Work to complete:
Look through the records below, count the lines with the word "size", and reply with only the number.
-- start Given information --
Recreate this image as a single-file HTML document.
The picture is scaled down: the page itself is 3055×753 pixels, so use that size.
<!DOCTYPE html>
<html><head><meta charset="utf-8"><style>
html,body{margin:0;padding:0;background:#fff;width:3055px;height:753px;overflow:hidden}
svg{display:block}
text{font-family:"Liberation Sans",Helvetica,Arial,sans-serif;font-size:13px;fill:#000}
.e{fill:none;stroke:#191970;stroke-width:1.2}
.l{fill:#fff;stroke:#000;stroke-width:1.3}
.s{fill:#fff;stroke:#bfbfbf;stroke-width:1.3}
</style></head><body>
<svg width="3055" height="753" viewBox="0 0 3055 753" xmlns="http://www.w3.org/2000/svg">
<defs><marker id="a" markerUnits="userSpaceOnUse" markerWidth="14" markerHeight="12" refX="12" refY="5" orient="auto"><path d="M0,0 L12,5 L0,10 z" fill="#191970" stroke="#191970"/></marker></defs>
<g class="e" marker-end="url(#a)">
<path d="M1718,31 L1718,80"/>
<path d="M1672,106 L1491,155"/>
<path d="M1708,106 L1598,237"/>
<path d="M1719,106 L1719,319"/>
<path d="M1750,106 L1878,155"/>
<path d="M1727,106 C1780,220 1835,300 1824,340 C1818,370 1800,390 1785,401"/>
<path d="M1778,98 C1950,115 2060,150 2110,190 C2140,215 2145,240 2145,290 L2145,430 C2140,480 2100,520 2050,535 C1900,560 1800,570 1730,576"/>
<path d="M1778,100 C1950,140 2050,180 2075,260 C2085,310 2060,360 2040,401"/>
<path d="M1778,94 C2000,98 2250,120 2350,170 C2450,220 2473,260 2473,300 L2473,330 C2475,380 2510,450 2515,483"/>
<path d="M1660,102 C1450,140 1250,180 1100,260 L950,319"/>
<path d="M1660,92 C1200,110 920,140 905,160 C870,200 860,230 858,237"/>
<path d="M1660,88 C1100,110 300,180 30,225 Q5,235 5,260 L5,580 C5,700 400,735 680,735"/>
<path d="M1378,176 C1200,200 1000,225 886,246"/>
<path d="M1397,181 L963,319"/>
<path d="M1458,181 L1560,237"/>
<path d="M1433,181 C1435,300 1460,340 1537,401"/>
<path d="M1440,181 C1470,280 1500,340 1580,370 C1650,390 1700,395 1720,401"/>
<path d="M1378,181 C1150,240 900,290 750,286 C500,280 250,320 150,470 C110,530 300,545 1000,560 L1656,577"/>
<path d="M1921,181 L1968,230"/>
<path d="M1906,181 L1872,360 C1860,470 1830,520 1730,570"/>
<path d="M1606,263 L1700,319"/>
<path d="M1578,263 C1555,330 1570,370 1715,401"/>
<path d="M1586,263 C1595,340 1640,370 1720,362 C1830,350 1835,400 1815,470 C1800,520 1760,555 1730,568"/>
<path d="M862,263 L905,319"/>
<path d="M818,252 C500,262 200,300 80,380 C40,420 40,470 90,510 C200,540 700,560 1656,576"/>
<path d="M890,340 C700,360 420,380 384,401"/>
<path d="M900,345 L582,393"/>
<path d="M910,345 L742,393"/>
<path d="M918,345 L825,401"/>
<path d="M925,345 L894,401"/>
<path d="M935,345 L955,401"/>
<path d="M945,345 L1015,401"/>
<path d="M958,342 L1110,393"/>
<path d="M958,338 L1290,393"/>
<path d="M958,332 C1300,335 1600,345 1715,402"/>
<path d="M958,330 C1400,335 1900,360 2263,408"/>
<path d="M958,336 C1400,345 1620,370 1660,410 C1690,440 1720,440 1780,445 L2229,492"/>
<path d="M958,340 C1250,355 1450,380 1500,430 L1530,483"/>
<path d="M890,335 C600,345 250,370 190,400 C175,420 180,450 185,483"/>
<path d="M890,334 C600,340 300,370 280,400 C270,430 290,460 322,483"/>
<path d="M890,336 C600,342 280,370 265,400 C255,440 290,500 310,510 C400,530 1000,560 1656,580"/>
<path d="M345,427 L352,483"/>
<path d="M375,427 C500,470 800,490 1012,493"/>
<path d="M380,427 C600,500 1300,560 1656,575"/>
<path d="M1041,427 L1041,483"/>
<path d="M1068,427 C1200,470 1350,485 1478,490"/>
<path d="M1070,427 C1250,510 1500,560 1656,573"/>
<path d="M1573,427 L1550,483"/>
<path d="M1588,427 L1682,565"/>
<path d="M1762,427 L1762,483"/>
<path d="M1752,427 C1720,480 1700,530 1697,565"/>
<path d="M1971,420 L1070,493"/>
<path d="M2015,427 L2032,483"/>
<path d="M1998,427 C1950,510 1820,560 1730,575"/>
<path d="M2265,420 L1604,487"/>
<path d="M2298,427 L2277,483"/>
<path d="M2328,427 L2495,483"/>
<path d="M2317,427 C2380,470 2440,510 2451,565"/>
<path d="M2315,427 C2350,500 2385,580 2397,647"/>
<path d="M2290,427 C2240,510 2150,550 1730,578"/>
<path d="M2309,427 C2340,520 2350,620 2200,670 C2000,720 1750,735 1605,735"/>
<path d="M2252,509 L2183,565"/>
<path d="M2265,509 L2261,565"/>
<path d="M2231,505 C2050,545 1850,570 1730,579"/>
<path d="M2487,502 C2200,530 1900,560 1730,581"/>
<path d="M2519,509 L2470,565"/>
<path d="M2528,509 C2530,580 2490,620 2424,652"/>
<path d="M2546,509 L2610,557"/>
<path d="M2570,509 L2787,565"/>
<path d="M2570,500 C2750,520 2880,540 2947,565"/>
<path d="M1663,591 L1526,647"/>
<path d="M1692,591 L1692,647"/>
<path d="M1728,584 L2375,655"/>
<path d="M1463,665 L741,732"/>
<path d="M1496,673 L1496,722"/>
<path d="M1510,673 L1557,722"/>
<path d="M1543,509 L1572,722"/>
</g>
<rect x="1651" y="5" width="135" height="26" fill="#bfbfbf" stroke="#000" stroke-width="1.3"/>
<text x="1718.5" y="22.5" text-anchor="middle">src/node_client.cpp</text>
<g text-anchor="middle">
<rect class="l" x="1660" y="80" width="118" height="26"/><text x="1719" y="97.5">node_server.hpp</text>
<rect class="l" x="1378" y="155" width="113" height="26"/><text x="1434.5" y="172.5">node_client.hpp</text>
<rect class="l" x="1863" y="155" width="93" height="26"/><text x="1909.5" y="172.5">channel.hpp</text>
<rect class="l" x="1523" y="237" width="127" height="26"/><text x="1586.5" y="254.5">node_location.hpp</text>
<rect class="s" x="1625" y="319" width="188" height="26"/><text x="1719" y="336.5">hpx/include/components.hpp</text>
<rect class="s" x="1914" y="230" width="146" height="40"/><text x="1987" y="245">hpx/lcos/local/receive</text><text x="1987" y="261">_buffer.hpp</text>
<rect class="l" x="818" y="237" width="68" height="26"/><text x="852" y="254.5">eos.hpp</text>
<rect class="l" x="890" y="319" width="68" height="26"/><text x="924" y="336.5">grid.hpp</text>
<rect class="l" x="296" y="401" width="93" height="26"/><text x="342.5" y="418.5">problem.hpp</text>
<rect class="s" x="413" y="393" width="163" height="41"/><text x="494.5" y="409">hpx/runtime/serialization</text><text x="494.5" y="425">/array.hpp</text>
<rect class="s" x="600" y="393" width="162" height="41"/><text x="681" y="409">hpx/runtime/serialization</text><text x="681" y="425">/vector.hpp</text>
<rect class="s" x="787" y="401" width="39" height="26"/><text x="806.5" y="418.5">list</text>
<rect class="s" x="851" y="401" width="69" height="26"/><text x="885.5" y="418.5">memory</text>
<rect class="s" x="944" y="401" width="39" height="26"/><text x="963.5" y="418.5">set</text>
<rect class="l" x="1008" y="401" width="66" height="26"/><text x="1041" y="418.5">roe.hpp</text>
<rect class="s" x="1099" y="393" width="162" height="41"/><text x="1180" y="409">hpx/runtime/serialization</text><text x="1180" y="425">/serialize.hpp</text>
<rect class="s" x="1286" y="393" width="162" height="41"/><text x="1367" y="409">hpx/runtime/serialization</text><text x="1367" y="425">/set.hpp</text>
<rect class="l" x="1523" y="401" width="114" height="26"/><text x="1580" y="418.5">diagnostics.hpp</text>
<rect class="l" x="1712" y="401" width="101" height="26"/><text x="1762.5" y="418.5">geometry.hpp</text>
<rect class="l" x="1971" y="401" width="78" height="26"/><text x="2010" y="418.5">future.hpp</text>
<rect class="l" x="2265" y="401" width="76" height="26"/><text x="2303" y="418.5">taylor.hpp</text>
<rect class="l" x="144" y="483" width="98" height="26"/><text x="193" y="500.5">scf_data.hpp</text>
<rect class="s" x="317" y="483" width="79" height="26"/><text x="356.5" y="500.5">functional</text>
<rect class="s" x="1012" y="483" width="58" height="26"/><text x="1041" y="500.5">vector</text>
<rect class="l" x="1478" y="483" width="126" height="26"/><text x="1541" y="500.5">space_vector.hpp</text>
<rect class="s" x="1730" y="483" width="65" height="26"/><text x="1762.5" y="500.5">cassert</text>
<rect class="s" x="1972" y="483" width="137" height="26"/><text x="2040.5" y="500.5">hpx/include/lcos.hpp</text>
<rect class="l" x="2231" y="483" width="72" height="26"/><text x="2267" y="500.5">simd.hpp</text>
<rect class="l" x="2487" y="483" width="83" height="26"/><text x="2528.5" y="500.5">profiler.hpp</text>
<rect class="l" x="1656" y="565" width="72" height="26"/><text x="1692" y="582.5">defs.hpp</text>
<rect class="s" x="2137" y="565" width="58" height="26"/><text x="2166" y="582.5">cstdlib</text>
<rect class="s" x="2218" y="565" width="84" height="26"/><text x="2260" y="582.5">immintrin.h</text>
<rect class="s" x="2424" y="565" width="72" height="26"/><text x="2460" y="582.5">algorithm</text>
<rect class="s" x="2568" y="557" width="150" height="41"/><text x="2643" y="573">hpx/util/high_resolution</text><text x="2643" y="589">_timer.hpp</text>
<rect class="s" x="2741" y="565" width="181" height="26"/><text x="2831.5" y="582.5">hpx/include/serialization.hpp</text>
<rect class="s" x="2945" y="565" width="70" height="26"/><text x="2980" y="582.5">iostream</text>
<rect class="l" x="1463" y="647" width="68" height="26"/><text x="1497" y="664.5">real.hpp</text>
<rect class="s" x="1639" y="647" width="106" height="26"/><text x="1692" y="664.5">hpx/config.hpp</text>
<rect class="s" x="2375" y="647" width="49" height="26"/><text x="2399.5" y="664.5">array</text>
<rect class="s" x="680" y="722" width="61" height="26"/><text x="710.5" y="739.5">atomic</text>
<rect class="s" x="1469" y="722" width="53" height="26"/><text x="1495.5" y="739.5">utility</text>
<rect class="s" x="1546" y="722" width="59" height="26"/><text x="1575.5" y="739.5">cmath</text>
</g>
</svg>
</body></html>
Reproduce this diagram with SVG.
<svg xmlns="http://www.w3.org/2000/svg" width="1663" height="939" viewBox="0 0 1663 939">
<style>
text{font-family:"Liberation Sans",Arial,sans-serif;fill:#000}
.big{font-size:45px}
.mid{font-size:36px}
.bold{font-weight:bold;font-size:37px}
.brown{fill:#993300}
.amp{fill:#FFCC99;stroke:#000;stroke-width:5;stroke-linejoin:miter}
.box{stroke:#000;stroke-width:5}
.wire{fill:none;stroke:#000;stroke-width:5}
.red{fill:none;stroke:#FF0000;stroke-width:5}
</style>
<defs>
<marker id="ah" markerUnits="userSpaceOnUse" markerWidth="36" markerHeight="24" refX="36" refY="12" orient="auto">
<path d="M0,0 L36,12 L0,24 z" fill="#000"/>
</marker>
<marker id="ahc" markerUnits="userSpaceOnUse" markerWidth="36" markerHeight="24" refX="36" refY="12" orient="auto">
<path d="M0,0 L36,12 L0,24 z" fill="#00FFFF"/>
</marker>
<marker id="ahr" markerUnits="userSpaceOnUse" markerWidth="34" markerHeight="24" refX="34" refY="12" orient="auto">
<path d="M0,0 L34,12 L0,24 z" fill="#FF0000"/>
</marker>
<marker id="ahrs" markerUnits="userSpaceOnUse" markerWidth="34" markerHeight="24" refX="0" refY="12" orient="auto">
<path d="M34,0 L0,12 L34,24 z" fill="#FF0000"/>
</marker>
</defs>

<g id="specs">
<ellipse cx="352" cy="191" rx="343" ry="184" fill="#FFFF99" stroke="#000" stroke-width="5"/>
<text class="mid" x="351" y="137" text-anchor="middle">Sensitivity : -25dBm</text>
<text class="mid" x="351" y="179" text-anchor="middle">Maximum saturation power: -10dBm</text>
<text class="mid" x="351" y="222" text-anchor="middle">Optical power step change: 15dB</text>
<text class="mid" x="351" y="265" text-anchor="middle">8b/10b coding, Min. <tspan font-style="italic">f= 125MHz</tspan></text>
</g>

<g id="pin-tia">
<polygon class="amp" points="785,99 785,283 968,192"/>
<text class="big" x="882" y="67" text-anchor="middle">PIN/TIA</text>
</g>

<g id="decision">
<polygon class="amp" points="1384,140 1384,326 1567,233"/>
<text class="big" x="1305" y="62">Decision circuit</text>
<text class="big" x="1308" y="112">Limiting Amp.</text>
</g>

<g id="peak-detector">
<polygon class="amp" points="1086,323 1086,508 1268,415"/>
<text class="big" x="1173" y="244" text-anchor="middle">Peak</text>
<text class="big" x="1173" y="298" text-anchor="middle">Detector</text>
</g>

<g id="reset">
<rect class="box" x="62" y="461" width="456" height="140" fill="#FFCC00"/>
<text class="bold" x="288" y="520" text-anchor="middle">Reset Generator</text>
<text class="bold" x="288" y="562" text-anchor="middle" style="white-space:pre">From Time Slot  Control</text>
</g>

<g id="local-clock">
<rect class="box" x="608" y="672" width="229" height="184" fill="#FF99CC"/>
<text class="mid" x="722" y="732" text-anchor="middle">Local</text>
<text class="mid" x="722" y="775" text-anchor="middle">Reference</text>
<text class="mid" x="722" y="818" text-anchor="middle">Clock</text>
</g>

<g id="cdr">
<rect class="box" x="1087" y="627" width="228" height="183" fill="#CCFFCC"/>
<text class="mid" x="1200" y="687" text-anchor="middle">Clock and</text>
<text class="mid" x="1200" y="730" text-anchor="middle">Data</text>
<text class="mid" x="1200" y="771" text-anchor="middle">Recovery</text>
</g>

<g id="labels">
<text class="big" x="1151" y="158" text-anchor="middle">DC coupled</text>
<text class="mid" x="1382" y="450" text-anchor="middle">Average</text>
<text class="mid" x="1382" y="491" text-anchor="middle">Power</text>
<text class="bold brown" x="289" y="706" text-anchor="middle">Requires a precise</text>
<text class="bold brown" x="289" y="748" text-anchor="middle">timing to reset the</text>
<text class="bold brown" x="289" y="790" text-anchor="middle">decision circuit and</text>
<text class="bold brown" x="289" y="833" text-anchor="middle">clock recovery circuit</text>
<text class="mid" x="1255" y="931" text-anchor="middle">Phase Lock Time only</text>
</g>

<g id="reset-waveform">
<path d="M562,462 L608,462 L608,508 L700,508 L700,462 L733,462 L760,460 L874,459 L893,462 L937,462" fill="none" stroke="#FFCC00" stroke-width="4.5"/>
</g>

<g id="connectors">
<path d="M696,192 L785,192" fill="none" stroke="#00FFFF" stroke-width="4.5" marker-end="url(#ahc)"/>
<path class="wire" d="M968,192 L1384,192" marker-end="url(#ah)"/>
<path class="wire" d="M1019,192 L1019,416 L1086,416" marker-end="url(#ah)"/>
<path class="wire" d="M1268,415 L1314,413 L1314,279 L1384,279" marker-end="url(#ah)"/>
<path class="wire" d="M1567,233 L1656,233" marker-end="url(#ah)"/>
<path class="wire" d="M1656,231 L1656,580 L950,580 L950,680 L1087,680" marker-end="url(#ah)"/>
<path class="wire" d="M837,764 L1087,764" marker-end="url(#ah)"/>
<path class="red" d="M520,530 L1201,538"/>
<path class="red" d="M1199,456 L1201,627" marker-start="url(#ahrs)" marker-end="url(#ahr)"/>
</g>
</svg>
-- end Given information --
Right answer:
5